Box office phenomenon Bruce Willis lounged in the back seat of the 1931 Duesenberg Model J Phaeton on the first poster, an advertisement for the film “Sunset.” Co-star James Garner rested his hand on the car’s hood.

Beaverton resident Clifford Stranberg let the production use his convertible Duesenberg for the 1988 action comedy flick.

“The Duesenberg has been charted as the mightiest American motor car,” said Stranberg, a part-time urologist in McMinnville and part-time car collector.

The Concours committee originally came to Stranberg’s house to photograph his Cadillac — one of his 25 cars — but members quickly realized they had options.

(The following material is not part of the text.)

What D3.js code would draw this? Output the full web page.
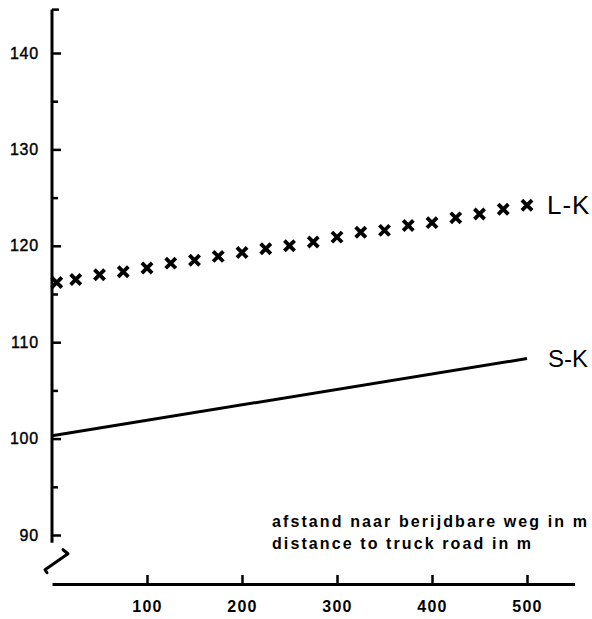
<!DOCTYPE html>
<html>
<head>
<meta charset="utf-8">
<script src="https://cdn.jsdelivr.net/npm/d3@7"></script>
<style>
  html, body { margin: 0; padding: 0; background: #fff; }
  svg { display: block; }
  text { font-family: "Liberation Sans", Arial, sans-serif; fill: #000; }
</style>
</head>
<body>
<svg id="chart" width="592" height="619"></svg>
<script>
// distance to truck road (m) and level (dB)
const lkDistance = [5, 25, 50, 75, 100, 125, 150, 175, 200, 225, 250, 275, 300, 325, 350, 375, 400, 425, 450, 475, 500];
const lkValues = [116.2, 116.5, 117.0, 117.3, 117.7, 118.2, 118.5, 118.9, 119.3, 119.7, 120.0, 120.4, 120.9, 121.4, 121.6, 122.1, 122.4, 122.9, 123.3, 123.8, 124.2];
const skDistance = [0, 500];
const skValues = [100.3, 108.3];
const xTicks = [100, 200, 300, 400, 500];
const yTicks = [90, 100, 110, 120, 130, 140];
const yMinor = [95, 105, 115, 125, 135];
const seriesLabels = ['L-K', 'S-K'];
const xTitle = ['afstand naar berijdbare weg in m', 'distance to truck road in m'];

const svg = d3.select('#chart');

const x = d3.scaleLinear().domain([0, 550]).range([52, 574.5]);
const y = d3.scaleLinear().domain([90, 140]).range([535, 53]);
const yAxisEnd = [89.2, 144.5];
const xAxisY = 584;

// y axis
const yAxis = svg.append('g').attr('transform', `translate(${x(0)},0)`);
yAxis.append('line')
  .attr('y1', y(yAxisEnd[0])).attr('y2', y(yAxisEnd[1]))
  .attr('stroke', '#000').attr('stroke-width', 3);
yAxis.append('path')
  .attr('d', `M0,${y(yAxisEnd[1])}H7`)
  .attr('stroke', '#000').attr('stroke-width', 2.5).attr('fill', 'none');

const yMajor = svg.append('g')
  .attr('transform', `translate(${x(0)},0)`)
  .call(d3.axisLeft(y).tickValues(yTicks).tickSizeInner(-9).tickSizeOuter(0).tickPadding(13));
yMajor.select('.domain').remove();
yMajor.selectAll('.tick line').attr('stroke-width', 2.5);
yMajor.selectAll('.tick text')
  .style('font-size', '16px').style('letter-spacing', '0.8px')
  .style('stroke', '#000').style('stroke-width', '0.4px')
  .attr('font-family', null);

const yMin = svg.append('g')
  .attr('transform', `translate(${x(0)},0)`)
  .call(d3.axisLeft(y).tickValues(yMinor).tickSizeInner(-6).tickSizeOuter(0).tickFormat(''));
yMin.select('.domain').remove();
yMin.selectAll('.tick line').attr('stroke-width', 2.5);

// x axis
const xAxis = svg.append('g')
  .attr('transform', `translate(0,${xAxisY})`)
  .call(d3.axisBottom(x).tickValues(xTicks).tickSizeInner(-9).tickSizeOuter(0).tickPadding(17));
xAxis.select('.domain').attr('stroke-width', 3);
xAxis.selectAll('.tick line').attr('stroke-width', 2.5);
xAxis.selectAll('.tick text')
  .style('font-size', '16px').style('font-weight', 'bold').style('letter-spacing', '1.2px')
  .attr('font-family', null);

// axis break mark
const bx = x(0), by = y(yAxisEnd[0]);
svg.append('path')
  .attr('d', `M${bx + 11},${by + 7} L${bx + 16},${by + 11} L${bx - 7},${by + 27} L${bx - 5},${by + 30}`)
  .attr('fill', 'none').attr('stroke', '#000').attr('stroke-width', 3)
  .attr('stroke-linejoin', 'round').attr('stroke-linecap', 'round');

// S-K line
svg.append('path')
  .datum(d3.zip(skDistance, skValues))
  .attr('d', d3.line().x(d => x(d[0])).y(d => y(d[1])))
  .attr('fill', 'none').attr('stroke', '#000').attr('stroke-width', 3);

// L-K crosses
const cross = d3.symbol().type(d3.symbolX).size(70);
svg.append('g').selectAll('path')
  .data(d3.zip(lkDistance, lkValues))
  .join('path')
  .attr('transform', d => `translate(${x(d[0])},${y(d[1])})`)
  .attr('d', cross)
  .attr('fill', 'none').attr('stroke', '#000').attr('stroke-width', 3.8);

// series labels
svg.append('text')
  .attr('x', x(lkDistance[lkDistance.length - 1]) + 20).attr('y', y(lkValues[lkValues.length - 1]) + 9)
  .style('font-size', '26px').style('letter-spacing', '1px').text(seriesLabels[0]);
svg.append('text')
  .attr('x', x(skDistance[1]) + 21).attr('y', y(skValues[1]) + 8)
  .style('font-size', '24px').text(seriesLabels[1]);

// axis title
svg.append('g').selectAll('text')
  .data(xTitle)
  .join('text')
  .attr('x', 272)
  .attr('y', (d, i) => 527 + i * 22)
  .style('font-size', '16px').style('font-weight', 'bold').style('letter-spacing', '2.1px')
  .text(d => d);
</script>
</body>
</html>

“One guy said ‘Gosh, we could do several show posters from all the cars here!’” said Stranberg.

Instead of the Cadillac, Stranberg’s Duesenberg caught their attention — and they haven’t been the only ones.

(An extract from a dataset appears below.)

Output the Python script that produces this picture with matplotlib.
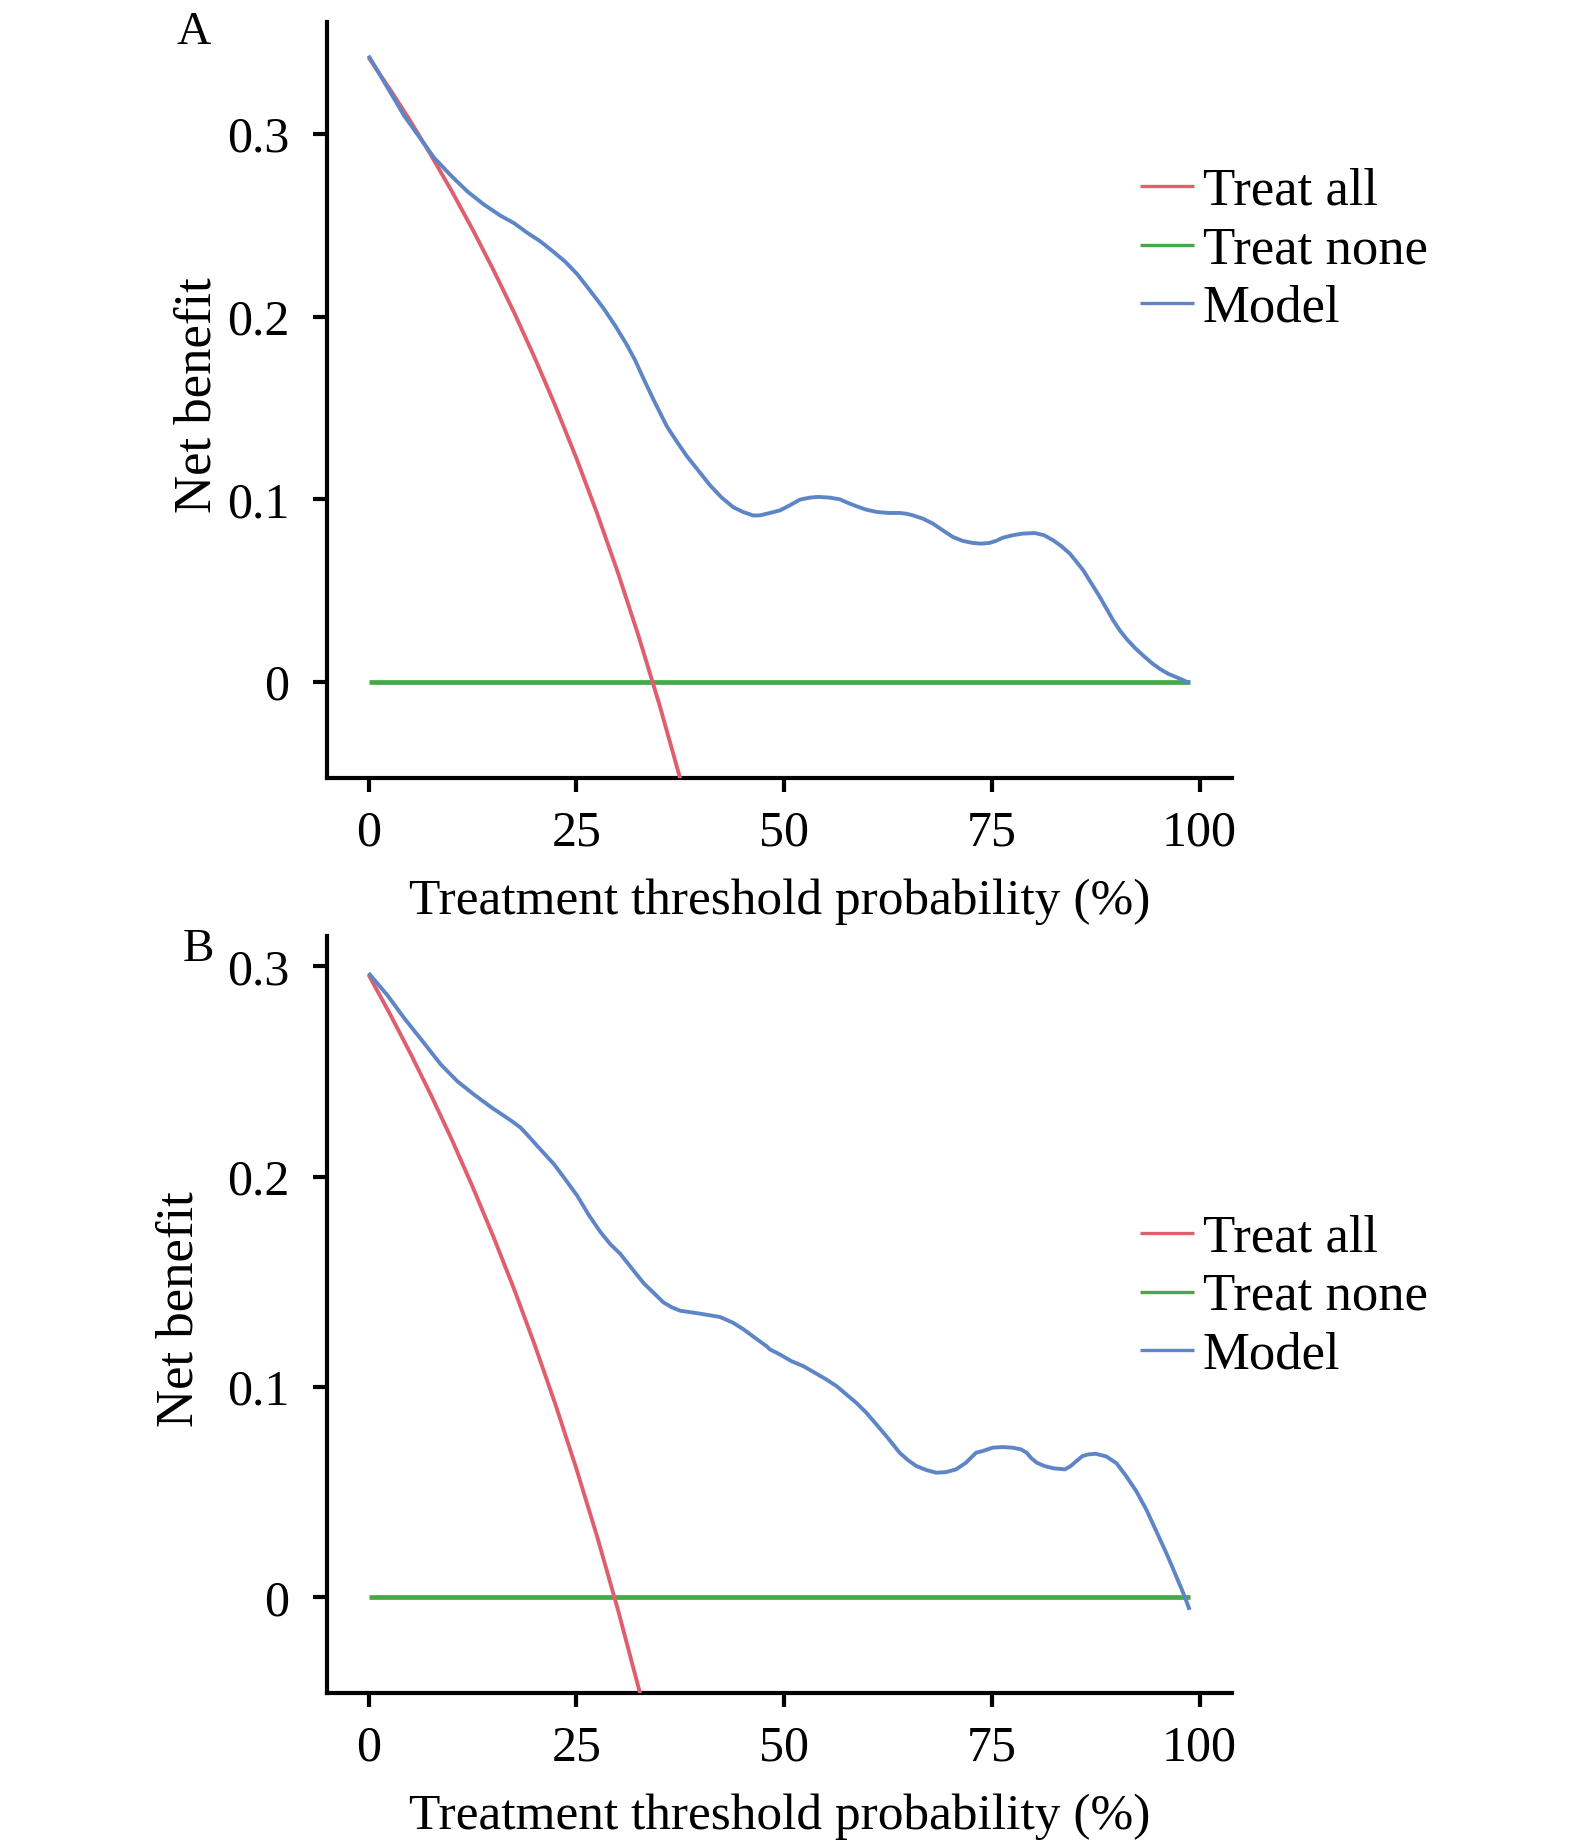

Stranberg purchased the car in 1972. It’s a custom car with a body constructed by Derham Body Company. Like other models, his car holds a 450-cubic-inch engine and can reach speeds of 120 mph with 165 horsepower. There were only five cars ever made in this style and only four exist today, Stranberg explained.

“It needed complete restoration,” Stranberg said. “Every nut and bolt is taken apart or fixed and put right back.”

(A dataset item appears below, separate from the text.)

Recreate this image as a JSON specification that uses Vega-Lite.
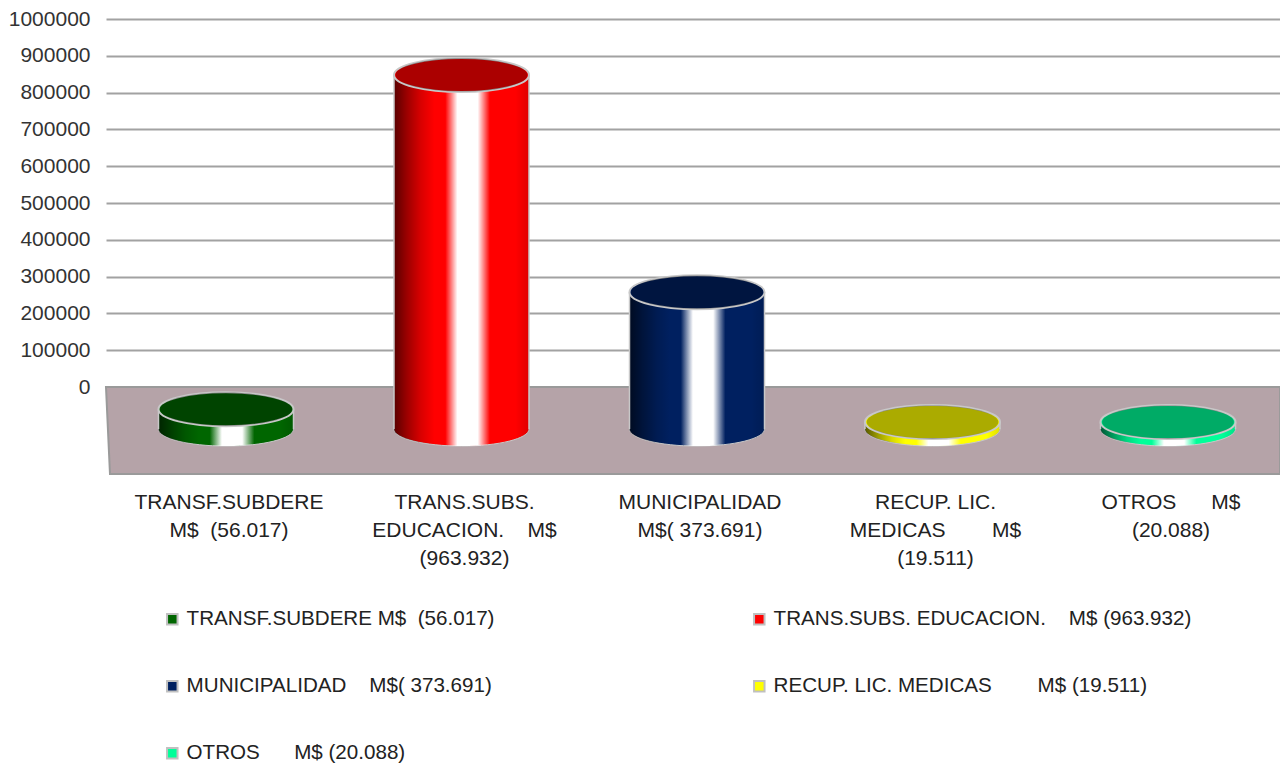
{
"$schema":"https://vega.github.io/schema/vega-lite/v6.json",
"autosize":"none",
"width":1174,"height":455,
"padding":{"left":106,"top":19,"right":0,"bottom":295},
"background":"white",
"config":{"view":{"stroke":null},"font":"Liberation Sans",
"legend":{"orient":"none","legendX":56,"legendY":590,"direction":"horizontal","columns":2,"columnPadding":254,"rowPadding":46,"symbolType":"square","symbolSize":110,"symbolStrokeColor":"#c0c0c0","symbolStrokeWidth":2,"symbolOpacity":1,"labelFontSize":20.6,"labelColor":"#222222","labelFont":"Liberation Sans","labelLimit":600,"labelOffset":4}},
"datasets":{
"filas":[
{"categoria":"TRANSF.SUBDERE|M$\u00a0\u00a0(56.017)","leyenda":"TRANSF.SUBDERE M$\u00a0\u00a0(56.017)","cima":-60000,"base":-114000},
{"categoria":"TRANS.SUBS.|EDUCACION.\u00a0\u00a0\u00a0\u00a0M$|(963.932)","leyenda":"TRANS.SUBS. EDUCACION.\u00a0\u00a0\u00a0\u00a0M$ (963.932)","cima":848000,"base":-114000},
{"categoria":"MUNICIPALIDAD|M$( 373.691)","leyenda":"MUNICIPALIDAD\u00a0\u00a0\u00a0\u00a0M$( 373.691)","cima":258000,"base":-114000},
{"categoria":"RECUP. LIC.|MEDICAS\u00a0\u00a0\u00a0\u00a0\u00a0\u00a0\u00a0\u00a0M$|(19.511)","leyenda":"RECUP. LIC. MEDICAS\u00a0\u00a0\u00a0\u00a0\u00a0\u00a0\u00a0\u00a0M$ (19.511)","cima":-95000,"base":-114000},
{"categoria":"OTROS\u00a0\u00a0\u00a0\u00a0\u00a0\u00a0M$|(20.088)","leyenda":"OTROS\u00a0\u00a0\u00a0\u00a0\u00a0\u00a0M$ (20.088)","cima":-95000,"base":-114000}
],
"suelo":[
{"nivel":0,"izq":0,"der":1174},
{"nivel":-236000,"izq":4,"der":1174}
]
},
"resolve":{"scale":{"x":"independent","y":"shared"},"axis":{"x":"independent","y":"shared"}},
"layer":[
{
"data":{"name":"suelo"},
"mark":{"type":"area","orient":"horizontal","color":"#b5a3a8","stroke":"#9a9a9a","strokeWidth":2},
"encoding":{
"y":{"field":"nivel","type":"quantitative","title":null,"scale":{"domain":[-236000,1000000],"nice":false,"zero":false},
"axis":{"values":[0,100000,200000,300000,400000,500000,600000,700000,800000,900000,1000000],"grid":true,"gridColor":"#a2a2a2","gridWidth":2,"domain":false,"ticks":false,"labelFontSize":21,"labelColor":"#333333","labelPadding":16,"labelFont":"Liberation Sans","format":"d"}},
"x":{"field":"izq","type":"quantitative","axis":null,"scale":{"domain":[0,1174],"nice":false,"zero":false}},
"x2":{"field":"der"}
}
},
{
"data":{"name":"filas"},
"encoding":{
"x":{"field":"categoria","type":"nominal","sort":null,"title":null,
"scale":{"type":"band","range":[2.25,1179.75],"paddingInner":0,"paddingOuter":0},
"axis":{"orient":"bottom","domain":false,"ticks":false,"labelAngle":0,"labelFontSize":21,"labelColor":"#222222","labelFont":"Liberation Sans","labelLimit":400,"labelPadding":17,"labelLineHeight":28,"labelOffset":3,"labelExpr":"split(datum.value,'|')"}}
},
"layer":[
{"mark":{"type":"point","filled":true,"opacity":1,"stroke":"#c8c8c8","strokeWidth":1,"shape":"M-1,0 A1,0.252 0 1,1 1,0 A1,0.252 0 1,1 -1,0 Z","size":18225},
"encoding":{"y":{"field":"base","type":"quantitative","title":null},"color":{"field":"leyenda","type":"nominal","sort":null,"title":null,"scale":{"range":["#006600","#ff0000","#002060","#ffff00","#00ff99"]}}}},
{"mark":{"type":"point","filled":true,"opacity":1,"strokeWidth":0,"color":{"gradient":"linear","x1":0,"x2":1,"y1":0,"y2":0,"stops":[{"offset":0,"color":"rgba(0,0,0,0.65)"},{"offset":0.1,"color":"rgba(0,0,0,0.38)"},{"offset":0.2,"color":"rgba(0,0,0,0.15)"},{"offset":0.3,"color":"rgba(0,0,0,0)"},{"offset":0.3,"color":"rgba(255,255,255,0)"},{"offset":0.38,"color":"rgba(255,255,255,0)"},{"offset":0.47,"color":"rgba(255,255,255,1)"},{"offset":0.62,"color":"rgba(255,255,255,1)"},{"offset":0.71,"color":"rgba(255,255,255,0)"},{"offset":0.9,"color":"rgba(255,255,255,0)"},{"offset":0.9,"color":"rgba(0,0,0,0)"},{"offset":1,"color":"rgba(0,0,0,0.12)"}]},"shape":"M-1,0 A1,0.252 0 1,1 1,0 A1,0.252 0 1,1 -1,0 Z","size":18225},
"encoding":{"y":{"field":"base","type":"quantitative","title":null}}},
{"mark":{"type":"bar","width":135},
"encoding":{"y":{"field":"base","type":"quantitative","title":null},"y2":{"field":"cima"},"color":{"field":"leyenda","type":"nominal","sort":null,"title":null,"scale":{"range":["#006600","#ff0000","#002060","#ffff00","#00ff99"]}}}},
{"mark":{"type":"bar","width":135,"color":{"gradient":"linear","x1":0,"x2":1,"y1":0,"y2":0,"stops":[{"offset":0,"color":"rgba(0,0,0,0.65)"},{"offset":0.1,"color":"rgba(0,0,0,0.38)"},{"offset":0.2,"color":"rgba(0,0,0,0.15)"},{"offset":0.3,"color":"rgba(0,0,0,0)"},{"offset":0.3,"color":"rgba(255,255,255,0)"},{"offset":0.38,"color":"rgba(255,255,255,0)"},{"offset":0.47,"color":"rgba(255,255,255,1)"},{"offset":0.62,"color":"rgba(255,255,255,1)"},{"offset":0.71,"color":"rgba(255,255,255,0)"},{"offset":0.9,"color":"rgba(255,255,255,0)"},{"offset":0.9,"color":"rgba(0,0,0,0)"},{"offset":1,"color":"rgba(0,0,0,0.12)"}]}},
"encoding":{"y":{"field":"base","type":"quantitative","title":null},"y2":{"field":"cima"}}},
{"mark":{"type":"rule","xOffset":-67.5,"color":"#c8c8c8","strokeWidth":1.5},
"encoding":{"y":{"field":"base","type":"quantitative","title":null},"y2":{"field":"cima"}}},
{"mark":{"type":"rule","xOffset":67.5,"color":"#c8c8c8","strokeWidth":1.5},
"encoding":{"y":{"field":"base","type":"quantitative","title":null},"y2":{"field":"cima"}}},
{"mark":{"type":"point","filled":true,"opacity":1,"stroke":"#c8c8c8","strokeWidth":2,"shape":"M-1,0 A1,0.252 0 1,1 1,0 A1,0.252 0 1,1 -1,0 Z","size":18225},
"encoding":{"y":{"field":"cima","type":"quantitative","title":null},"color":{"field":"leyenda","type":"nominal","sort":null,"title":null,"scale":{"range":["#006600","#ff0000","#002060","#ffff00","#00ff99"]}}}},
{"mark":{"type":"point","filled":true,"opacity":0.33,"color":"#000000","strokeWidth":0,"shape":"M-1,0 A1,0.252 0 1,1 1,0 A1,0.252 0 1,1 -1,0 Z","size":17400},
"encoding":{"y":{"field":"cima","type":"quantitative","title":null}}}
]
}
]
}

He couldn’t drive the car back, but had to haul the 6,000 pound Duesenberg on a trailer from Portland to his house in Washington County.

“The car was so heavy it broke the trailer,” said Stranberg who used fishing line to hold parts together for the rest of the ride home.

In 1985, after two years of restoration, it was complete.

Now when people see his car, Stranberg said, Duesenberg fanatics tell him, “This car is how a Duesenberg should look, very sleek and well designed.”

He has shown his cars by request from California to Oregon.  

At one show in California, the staff placed the Duesenberg on a bank near water. Stranberg requested chocks to place under the wheels to make sure the car wouldn’t roll away. A staff member scoffed and asked if that wasn’t a little overkill.

“With a car we put this much time into, it’s under-kill,” Stranberg retorted.

When the Duesenberg first went on the market in 1931 it would have cost around $17,000, or the price of three houses then. After all the memories they’ve shared, Stranberg has no plans of giving the car up.

“If I was going to sell it, I’d have to find a bigger fool than me,” joked Stranberg, who said Duesenbergs have been auctioned off for millions. “You can’t put an exact price on it.”

While some renovated car owners refuse to drive their cars, Stanberg enjoys the ride. He’s driven his 1930 Franklin from coast to coast several times.

“The nice thing about driving an old open car is you experience the wind. You breathe,” said Stranberg. “In modern cars you’re [in] a cocoon, but in these old cars you experience things you normally wouldn’t.”

Stranberg grew up as a “redneck child” in upstate New York. He joined the Navy at 17 and after that and graduating from college he came to Oregon in 1965 to attend medical school. Now Stranberg has 34 years as a urologist under his belt, but he said his fascination with cars has been constant.

He bought his first car, a 1936 Cord, in 1971.

“I’ve always called my cars an over-compensation,” he laughed.

His most recent project is his ninth restoration, a Franklin custom motorcar with a Dietrich body — one of three in existence.

The Duesenberg has shown at many Concours events and even won awards. Stranberg will drive out with a friend to the event on Pacific University’s campus this Sunday, July 21.

For a history buff like Stranberg, it doesn’t get old.

“These cars have been rolling sculptures that are more art than a method of transportation,” said Stranberg. “I enjoy the conversations with other enthusiasts. It’s like a show and tell.”